JAKARTA, MENARA62.COM – Pengurus Besar Ikatan Dokter Indonesia (PB IDI) merekomendasikan dibukanya identitas pasien COVID-19 ke ranah publik. Tindakan tersebut menurut Ketua Umum PB IDI Daeng M Faqih tidak melanggar kode etik Praktik Kedokteran.
“Untuk kasus COVID-19, penting pemerintah membuka identitas pasien dengan tujuan untuk kewaspadaan masyarakat luas,” kata Daeng, Senin (16/3/2020).
Menurutnya para pengurus PB IDI sudah melakukan diskusi dan membahas terkait transparansi data pasien COVID-19. Dengan mempertimbangkan berbagai hal terutama kemudahan melacak kontak pasien, maka membuka data pasien COVID-19 ke ranah public sangat disarankan.
“Dalam kondisi seperti sekarang undang-undang membolehkan dokter membuka data pasien, jadi tidak ada aturan yang dilanggar,” tambah Daeng.
Selain transparansi data pasien COVID-19, PB IDI juga merekomendasikan beberapa langkah penting untuk dilaksanakan oleh Gugus Tugas Penanggulangan Bencana COVID-19. Diantaranya memperluas laboratorium pemeriksaan pasien, memperluas rumah sakit yang menangani pasien, dan memenuhi kekurangan alat pelindung diri (APD) bagi tenaga medis yang menangani pasien COVID-19.
“APD ini penting agar tenaga medis terlindungi dari COVID-19. Karena kalau terkena COVID-19 jelas akan mengganggu pelayanan kepada pasien lain,” tukas Daeng.
Sementara itu M Nasser, Dewan Pakar PB IDI menjelaskan kerahasiaan medik pasien telah diatur dalam UU Lex Spesialis.
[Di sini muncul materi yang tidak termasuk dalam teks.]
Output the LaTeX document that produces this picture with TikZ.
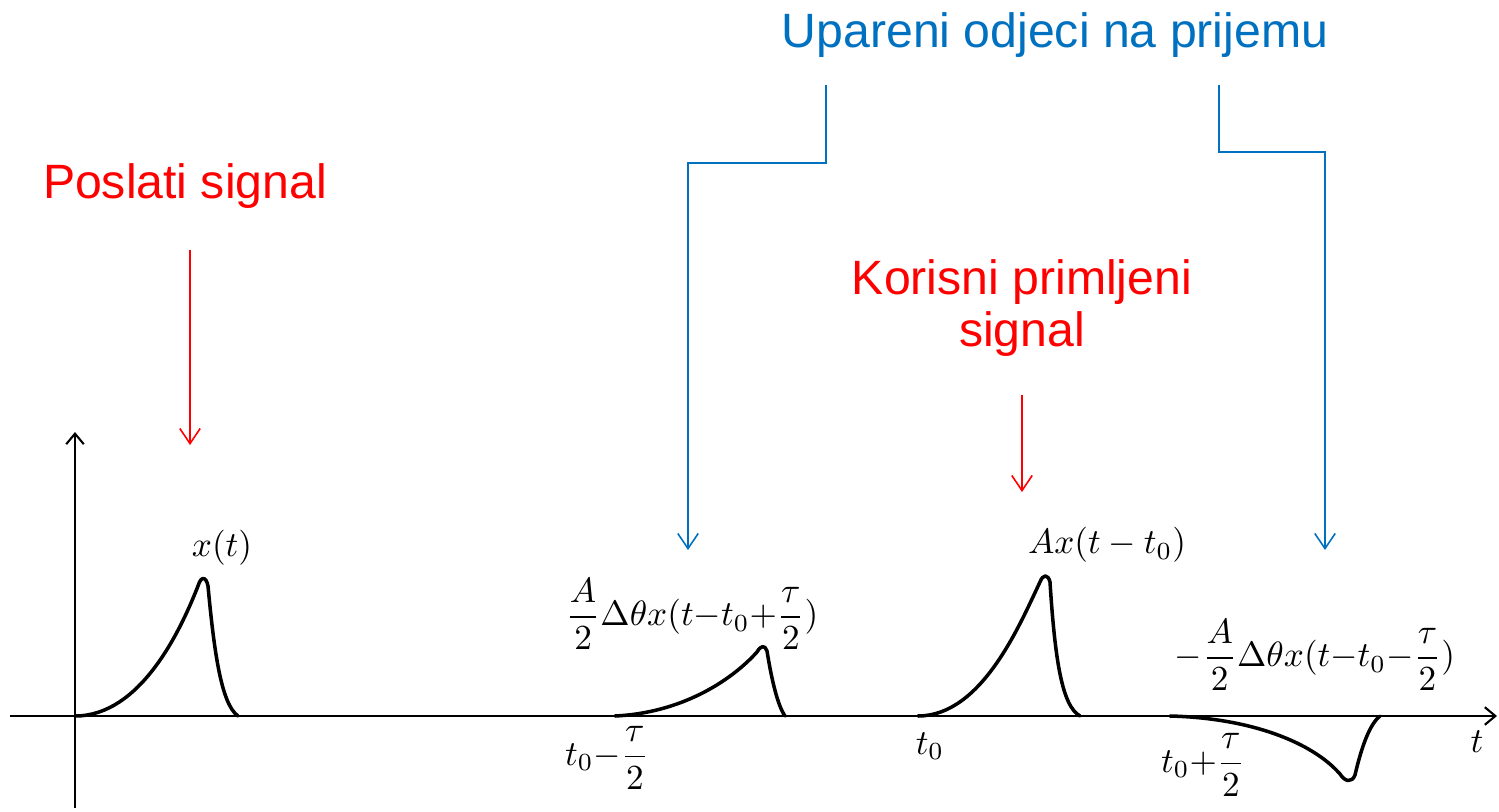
\documentclass[tikz,border=0pt]{standalone}
\usepackage{amsmath,amssymb}
\usepackage{fontspec}
\setmainfont{Liberation Sans}
\usepackage{xcolor}
\usetikzlibrary{arrows.meta,calc}
\definecolor{SigRed}{HTML}{FF0000}
\definecolor{EchoBlue}{HTML}{0070C0}
\tikzset{
  axis/.style={line width=0.6pt,-{Straight Barb[length=3pt,width=5pt]}},
  sig/.style={line width=1pt,line cap=round,line join=round},
  callred/.style={text=SigRed,font=\fontsize{13.7}{15}\selectfont,align=center,inner sep=0pt},
  callblue/.style={text=EchoBlue,font=\fontsize{13.7}{15}\selectfont,inner sep=0pt},
  redarr/.style={draw=SigRed,line width=0.45pt,-{Straight Barb[length=4.3pt,width=5.8pt]}},
  bluearr/.style={draw=EchoBlue,line width=0.45pt,-{Straight Barb[length=4.3pt,width=5.8pt]}},
  lab/.style={inner sep=0pt},
}

\begin{document}
\begin{tikzpicture}[x=0.01cm,y=-0.01cm]
\useasboundingbox (0,0) rectangle (1499,812);

% axes
\coordinate (o) at (75,716);
\draw[axis] (10,716) -- (1497,716);
\draw[axis] (75,808) -- (75,432);

% pulses
\draw[sig] (o) .. controls (140,716) and (180,632) .. (198,586)
  .. controls (201,576) and (206,576) .. (208,586)
  .. controls (214,650) and (221,704) .. (238,716);
\draw[sig] (615,716) .. controls (680,713) and (730,682) .. (757,652)
  .. controls (761,645) and (765,645) .. (767,651)
  .. controls (772,682) and (778,706) .. (785,716);
\draw[sig] (918,716) .. controls (982,716) and (1020,624) .. (1040,582)
  .. controls (1043,574) and (1048,574) .. (1050,582)
  .. controls (1055,660) and (1062,706) .. (1080,716);
\draw[sig] (1170,716) .. controls (1250,718) and (1312,742) .. (1340,774)
  .. controls (1345,782) and (1352,783) .. (1355,775)
  .. controls (1362,745) and (1370,724) .. (1380,716);

% signal labels
\node[lab] (xt) at (222,548) {$x(t)$};
\node[lab] (echoA) at (692,614) {$\dfrac{A}{2}\Delta\theta x(t{-}t_0{+}\dfrac{\tau}{2})$};
\node[lab] (axt) at (1107,545) {$Ax(t-t_0)$};
\node[lab] (echoB) at (1315,655) {${-}\dfrac{A}{2}\Delta\theta x(t{-}t_0{-}\dfrac{\tau}{2})$};

% time marks
\node[lab] (tm) at (607,758) {$t_0{-}\dfrac{\tau}{2}$};
\node[lab] (t0) at (930,746) {$t_0$};
\node[lab] (tp) at (1203,765) {$t_0{+}\dfrac{\tau}{2}$};
\node[lab] (tt) at (1477,742) {$t$};

% callouts
\node[callred] (sent) at (185,186) {Poslati signal};
\node[callred] (useful) at (1022,308) {Korisni primljeni\\signal};
\node[callblue] (echoes) at (1055,35) {Upareni odjeci na prijemu};

\coordinate (s1) at (190,250);
\coordinate (s2) at (190,445);
\coordinate (k1) at (1022,395);
\coordinate (k2) at (1022,492);
\coordinate (u1) at (826,85);
\coordinate (u2) at (688,550);
\coordinate (v1) at (1219,85);
\coordinate (v2) at (1325,550);

\draw[redarr] (s1) -- (s2);
\draw[redarr] (k1) -- (k2);
\draw[bluearr] (u1) -- (826,163) -| (u2);
\draw[bluearr] (v1) -- (1219,152) -| (v2);

\end{tikzpicture}
\end{document}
Bahkan tidak tanggung-tanggung pasal kerahasiaan medic diatur dalam 4 UU yakni pasal 48 UU no 29/2004 tentang Praktik Kedokteran, pasal 57 UU No 36/2009 tentang Kesehatan, pasal 38 UU no 44/2009 tentang Rumah Sakit dan pasal 73 UU no 36/2014 tentang Tenaga Kesehatan. Secara materiil isi pasal-pasal tersebut tidak berbeda jauh atau berulang satu sama lainnya.
“Dengan adanya empat undang-undang tersebut maka kita memegang azas hukum Lex specialis derogate lex generalis. Sehingga tidak ada alasan untuk menggunakan ayat 1 pasal 322 KUHP,” jelas Nasser.
Lebih lanjut Nasser mengatakan berbeda dengan penyakit lain, maka COVID-19 tidak menimbulkan stigma di tengah masyarakat. Sebab COVID-19 bukanlah penyakit yang berhubungan dengan perilaku menyimpang seperti HIV/AIDS atau penyakit infeksi seksual dan penyakit menular yang ekstrem.
“Membuka data pasien COVID-19 sekaligus memudahkan pemerintah melakukan contact tracing dengan kata lain meningkatkan efektivitas dan efisiensi upaya penanganan penyebaran COVID-19 di Indonesia,” tutup Nasser.